Jawabannya adalah: investor yang rajin mencari dan menelaah proposal dari startup yang benar-benar solid, dan jujur melihat kekuatan dan kelemahan startup yang didanainya.

Investor harus memberikan perhatian lebih pada startup yang didirikan oleh founder yang berpengalaman dalam industri vertikal.

Tanpa founder yang berpengalaman di industrinya, keberhasilan suatu investasi akan sangat bergantung pada nasib.



Sebuah riset memaparkan bahwa usia rata-rata founder startup sukses memiliki umur 42 tahun.
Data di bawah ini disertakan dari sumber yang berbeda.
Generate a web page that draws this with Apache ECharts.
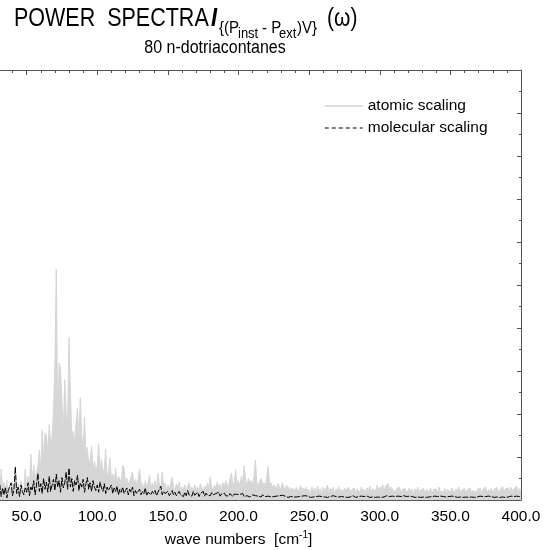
<!DOCTYPE html>
<html>
<head>
<meta charset="utf-8">
<script src="https://cdn.jsdelivr.net/npm/echarts@6/dist/echarts.min.js"></script>
<style>
html,body{margin:0;padding:0;background:#fff;overflow:hidden;width:559px;height:550px;position:relative;}
#chart{position:absolute;left:-44px;top:0;width:603px;height:550px;}
</style>
</head>
<body>
<div id="chart"></div>
<script>
// wave numbers [cm^-1]: first value and step of the sampled spectra
const waveStart = 30;
const waveStep = 1;
const xTicks = [0, 50, 100, 150, 200, 250, 300, 350, 400];
const yTicks = [0, 1, 2, 3, 4, 5, 6, 7, 8, 9, 10];
const seriesNames = ['atomic scaling', 'molecular scaling'];

// atomic scaling, 30..400 cm^-1
const atomicScaling = [
0.35,0.12,0.72,0.20,0.41,0.15,0.47,0.10,0.33,0.22,
0.40,0.14,0.55,0.25,0.38,0.12,0.45,0.30,0.18,0.72,
0.28,0.55,0.30,1.07,0.40,0.81,0.50,0.65,0.80,1.16,
0.70,1.63,0.95,1.56,1.50,1.10,1.75,1.30,1.45,2.05,
3.10,5.37,1.70,3.18,3.05,2.30,1.60,2.80,2.00,1.75,
3.78,2.49,1.50,1.60,1.35,1.80,2.14,1.40,2.37,1.50,
1.20,1.93,1.00,1.23,0.80,0.95,1.25,0.70,0.90,0.65,
0.80,1.30,0.70,0.95,0.60,0.75,1.18,0.55,0.65,0.98,
0.50,0.60,0.45,0.74,0.40,0.55,0.48,0.42,0.81,0.74,
0.38,0.50,0.35,0.45,0.55,0.65,0.36,0.48,0.35,0.50,
0.72,0.35,0.40,0.25,0.45,0.30,0.38,0.58,0.22,0.40,
0.30,0.45,0.25,0.62,0.35,0.28,0.65,0.30,0.40,0.22,
0.35,0.25,0.40,0.53,0.30,0.22,0.38,0.28,0.42,0.20,
0.30,0.25,0.35,0.20,0.32,0.40,0.22,0.30,0.18,0.35,
0.25,0.30,0.20,0.38,0.28,0.22,0.33,0.25,0.40,0.30,
0.54,0.30,0.25,0.35,0.28,0.42,0.30,0.36,0.25,0.40,
0.32,0.45,0.35,0.30,0.50,0.63,0.35,0.40,0.70,0.38,
0.45,0.30,0.55,0.40,0.80,0.45,0.35,0.50,0.40,0.45,
0.35,0.55,0.93,0.40,0.30,0.45,0.50,0.35,0.40,0.30,
0.55,0.78,0.35,0.40,0.28,0.35,0.30,0.25,0.38,0.30,
0.25,0.40,0.30,0.22,0.35,0.25,0.30,0.20,0.28,0.32,
0.22,0.30,0.18,0.25,0.33,0.20,0.28,0.22,0.30,0.18,
0.25,0.15,0.30,0.20,0.28,0.12,0.32,0.18,0.26,0.14,
0.30,0.20,0.24,0.35,0.16,0.28,0.22,0.30,0.14,0.26,
0.20,0.32,0.18,0.25,0.15,0.28,0.22,0.18,0.30,0.16,
0.24,0.20,0.28,0.14,0.26,0.22,0.18,0.30,0.20,0.25,
0.16,0.28,0.22,0.32,0.18,0.26,0.30,0.20,0.34,0.22,
0.30,0.25,0.36,0.20,0.32,0.28,0.38,0.22,0.30,0.25,
0.28,0.18,0.26,0.22,0.30,0.15,0.24,0.20,0.27,0.16,
0.22,0.28,0.18,0.25,0.14,0.26,0.20,0.30,0.16,0.24,
0.20,0.27,0.15,0.25,0.22,0.18,0.28,0.14,0.24,0.20,
0.26,0.16,0.30,0.20,0.24,0.18,0.27,0.15,0.25,0.21,
0.18,0.28,0.22,0.16,0.26,0.20,0.30,0.17,0.23,0.19,
0.27,0.15,0.24,0.20,0.28,0.16,0.22,0.26,0.18,0.24,
0.20,0.28,0.15,0.25,0.21,0.30,0.17,0.24,0.19,0.27,
0.16,0.25,0.22,0.29,0.18,0.24,0.20,0.31,0.17,0.26,
0.22,0.28,0.18,0.30,0.20,0.26,0.24,0.32,0.19,0.27,
0.22
];

// molecular scaling, 30..400 cm^-1
const molecularScaling = [
0.15,0.35,0.08,0.28,0.12,0.30,0.05,0.22,0.18,0.40,
0.10,0.25,0.77,0.15,0.30,0.08,0.35,0.20,0.12,0.28,
0.18,0.40,0.10,0.30,0.22,0.45,0.12,0.35,0.62,0.20,
0.38,0.15,0.50,0.25,0.42,0.18,0.55,0.20,0.35,0.48,
0.22,0.60,0.30,0.45,0.18,0.52,0.28,0.40,0.65,0.25,
0.74,0.30,0.50,0.20,0.45,0.35,0.58,0.22,0.40,0.30,
0.48,0.18,0.38,0.52,0.25,0.40,0.20,0.45,0.30,0.22,
0.35,0.18,0.42,0.28,0.20,0.38,0.15,0.30,0.22,0.25,
0.35,0.15,0.28,0.20,0.32,0.12,0.25,0.18,0.30,0.15,
0.22,0.28,0.12,0.25,0.18,0.30,0.10,0.22,0.15,0.20,
0.25,0.12,0.20,0.15,0.28,0.10,0.18,0.22,0.12,0.20,
0.15,0.22,0.10,0.18,0.25,0.32,0.12,0.20,0.15,0.18,
0.20,0.10,0.15,0.22,0.12,0.18,0.10,0.15,0.20,0.12,
0.15,0.08,0.18,0.10,0.22,0.12,0.16,0.09,0.20,0.11,
0.14,0.18,0.08,0.15,0.12,0.20,0.09,0.16,0.11,0.14,
0.10,0.17,0.12,0.08,0.15,0.11,0.18,0.09,0.14,0.12,
0.16,0.10,0.13,0.09,0.15,0.12,0.08,0.14,0.11,0.13,
0.09,0.13,0.10,0.15,0.08,0.12,0.10,0.14,0.07,0.11,
0.12,0.08,0.10,0.13,0.09,0.11,0.07,0.12,0.10,0.08,
0.11,0.09,0.12,0.07,0.10,0.08,0.11,0.09,0.06,0.10,
0.08,0.11,0.07,0.09,0.10,0.06,0.09,0.08,0.11,0.07,
0.09,0.07,0.10,0.08,0.06,0.09,0.08,0.10,0.07,0.09,
0.08,0.06,0.09,0.07,0.10,0.08,0.06,0.09,0.07,0.08,
0.10,0.07,0.08,0.06,0.09,0.08,0.07,0.10,0.06,0.08,
0.09,0.07,0.06,0.08,0.10,0.07,0.09,0.06,0.08,0.07,
0.08,0.10,0.07,0.06,0.09,0.08,0.07,0.09,0.06,0.08,
0.07,0.09,0.08,0.06,0.10,0.07,0.08,0.06,0.09,0.07,
0.08,0.06,0.09,0.07,0.08,0.10,0.06,0.08,0.07,0.09,
0.06,0.08,0.07,0.09,0.06,0.08,0.07,0.10,0.06,0.08,
0.07,0.09,0.06,0.08,0.07,0.06,0.09,0.07,0.08,0.06,
0.09,0.07,0.08,0.06,0.10,0.07,0.06,0.08,0.07,0.09,
0.06,0.08,0.07,0.09,0.06,0.08,0.10,0.07,0.06,0.08,
0.07,0.09,0.06,0.08,0.07,0.06,0.09,0.07,0.08,0.06,
0.08,0.07,0.09,0.06,0.08,0.07,0.10,0.06,0.08,0.07,
0.06,0.09,0.07,0.08,0.06,0.08,0.07,0.09,0.06,0.08,
0.07,0.06,0.09,0.07,0.08,0.06,0.10,0.07,0.08,0.06,
0.08,0.07,0.06,0.09,0.07,0.08,0.06,0.09,0.07,0.08,
0.07
];

const toPairs = arr => arr.map((v, i) => [waveStart + i * waveStep, v]);

const FONT = "'Liberation Sans', Arial, Helvetica, sans-serif";
const AXIS_COLOR = '#555';
const GRAY = '#d6d6d6';
const OFF = 44; // chart container starts 44px left of the page

function txt(text, x, y, size, extra, sy) {
  const s = sy || 1;
  return {
    type: 'text', x: x + OFF, y: y, silent: true,
    scaleY: s, originX: 0, originY: 0,
    style: Object.assign({
      text: text, fill: '#000', fontFamily: FONT, fontSize: size,
      align: 'left', verticalAlign: 'middle',
      textAlign: 'left', textVerticalAlign: 'middle'
    }, extra || {})
  };
}

const chart = echarts.init(document.getElementById('chart'), null, {renderer: 'canvas'});

const xCommon = {
  type: 'value',
  min: xTicks[0],
  max: xTicks[xTicks.length - 1],
  interval: xTicks[1] - xTicks[0],
  splitLine: {show: false},
  axisLine: {show: true, onZero: false, lineStyle: {color: AXIS_COLOR, width: 1}},
  axisTick: {show: true, inside: true, length: 5, lineStyle: {color: AXIS_COLOR}},
  minorTick: {show: true, splitNumber: 5, length: 3, lineStyle: {color: AXIS_COLOR}}
};
const yCommon = {
  type: 'value',
  min: yTicks[0],
  max: yTicks[yTicks.length - 1],
  interval: yTicks[1] - yTicks[0],
  splitLine: {show: false},
  axisLabel: {show: false},
  axisLine: {show: true, onZero: false, lineStyle: {color: AXIS_COLOR, width: 1}},
  axisTick: {show: true, inside: true, length: 4, lineStyle: {color: AXIS_COLOR}},
  minorTick: {show: true, splitNumber: 2, length: 2, lineStyle: {color: AXIS_COLOR}}
};

const option = {
  animation: false,
  backgroundColor: '#fff',
  grid: {left: 0, right: 38, top: 70, bottom: 50, containLabel: false, outerBoundsMode: 'none'},
  legend: {
    data: [
      {name: seriesNames[0], lineStyle: {color: GRAY, width: 1.5, type: 'solid'}},
      {name: seriesNames[1], lineStyle: {color: '#000', width: 1, type: [4, 3]}}
    ],
    orient: 'vertical',
    left: 319 + OFF,
    top: 93,
    itemWidth: 38,
    itemHeight: 14,
    itemGap: 6,
    itemStyle: {opacity: 0},
    textStyle: {fontFamily: FONT, fontSize: 15.5, color: '#000'}
  },
  xAxis: [
    Object.assign({}, xCommon, {
      position: 'bottom',
      name: '{a|wave numbers  [cm}{s|-1}{a|]}',
      nameLocation: 'middle',
      nameGap: 27,
      nameTextStyle: {
        rich: {
          a: {fontFamily: FONT, fontSize: 15.5, color: '#000', lineHeight: 20},
          s: {fontFamily: FONT, fontSize: 10, color: '#000', verticalAlign: 'top', lineHeight: 12}
        }
      },
      axisLabel: {
        show: true, margin: 9, color: '#000', fontFamily: FONT, fontSize: 15.5,
        showMinLabel: true, showMaxLabel: true,
        formatter: v => v.toFixed(1)
      }
    }),
    Object.assign({}, xCommon, {position: 'top', axisLabel: {show: false}})
  ],
  yAxis: [
    Object.assign({}, yCommon, {position: 'left'}),
    Object.assign({}, yCommon, {position: 'right'})
  ],
  series: [
    {
      name: seriesNames[0], type: 'line', xAxisIndex: 0, yAxisIndex: 0,
      data: toPairs(atomicScaling), symbol: 'none', showSymbol: false,
      lineStyle: {color: GRAY, width: 1}, itemStyle: {color: GRAY},
      areaStyle: {color: GRAY, opacity: 1},
      z: 2
    },
    {
      name: seriesNames[1], type: 'line', xAxisIndex: 0, yAxisIndex: 0,
      data: toPairs(molecularScaling), symbol: 'none', showSymbol: false,
      lineStyle: {color: '#000', width: 1, type: [6, 1.5]}, itemStyle: {color: '#000'},
      z: 3
    }
  ],
  graphic: [
    txt('POWER  SPECTRA', 14, 18.5, 21.5, null, 1.2),
    txt('I', 211, 18.5, 22, {fontWeight: 'bold', fontStyle: 'italic'}, 1.2),
    txt('{(P', 219, 28.5, 15, null, 1.15),
    txt('inst', 238, 34, 13, null, 1.15),
    txt('- P', 262, 28.5, 15, null, 1.15),
    txt('ext', 279, 34, 13, null, 1.15),
    txt(')V}', 297, 28.5, 15, null, 1.15),
    txt('(\u03c9)', 327, 19, 21, null, 1.2),
    txt('80 n-dotriacontanes', 215, 48, 16, {align: 'center', textAlign: 'center'}, 1.1)
  ]
};

chart.setOption(option);
</script>
</body>
</html>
Hal ini menyiratkan bahwa pengalaman founder menjadi hal yang sangat kritikal.

Investor juga perlu melakukan review terhadap metric-metric yang dipakai dalam menilai sebuah proposal. Tidak semua metrik ala sillicon valley bisa diterapkan untuk semua model bisnis dan sektor industri yang beragam.

Dan, yang paling ideal adalah: carilah startup yang sedari awal sudah menetapkan profit margin dari selisih harga jual dengan biayanya.

Bukan yang mejanjikan margin setelah melakukan dominasi pasar yang mensyaratkan investasi (bakar duit) besar-besaran.

Startup yang baru bisa mendapatkan keuntungan setelah melakukan dominasi pasar menunjukkan adanya broken business model.

Startup seperti itu hidupnya akan sangat tergantung dari fase investasi yang satu ke fase investasi berikutnya. Istilah kasarnya: hoping for the the next idiot to come in the last investment round.

Prediksi saya, apabila tidak ada perubahan sikap dari seluruh ekosistem ekonomi digital, economic bubble dapat meletus dalam 2-3 tahun mendatang.


Di Indonesia akan ada unicorn yang tumbang. Akan ada banyak startup yang gagal berkembang. Program 1.000 startup bisa jadi menghasilkan ratusan founder startup yang gagal dan frustrasi.

Akan banyak uang investor baik privat maupun publik yang terbuang percuma.

Bagi investor lokal kebanyakan, akan sulit menjangkau skala investasi karena valuasi startup idaman sudah digelembungkan secara fantastis oleh investor asing. Investor lokal hanya menjadi pengikut minoritas.

Ini adalah saat yang tepat bagi investor Indonesia untuk memainkan game yang bebeda dengan pengetahuan lapangan dan jaringan lokal-nya.

Investor Indonesia harus bekerja lebih keras dan merubah selera untuk berinvestasi pada kuda zebra yang nyata ada, yang warna hitam-putihnya terlihat jelas. Jangan menggantungkan harapan mendapatkan Unicorn yang merupakan produk mitologi dari luar.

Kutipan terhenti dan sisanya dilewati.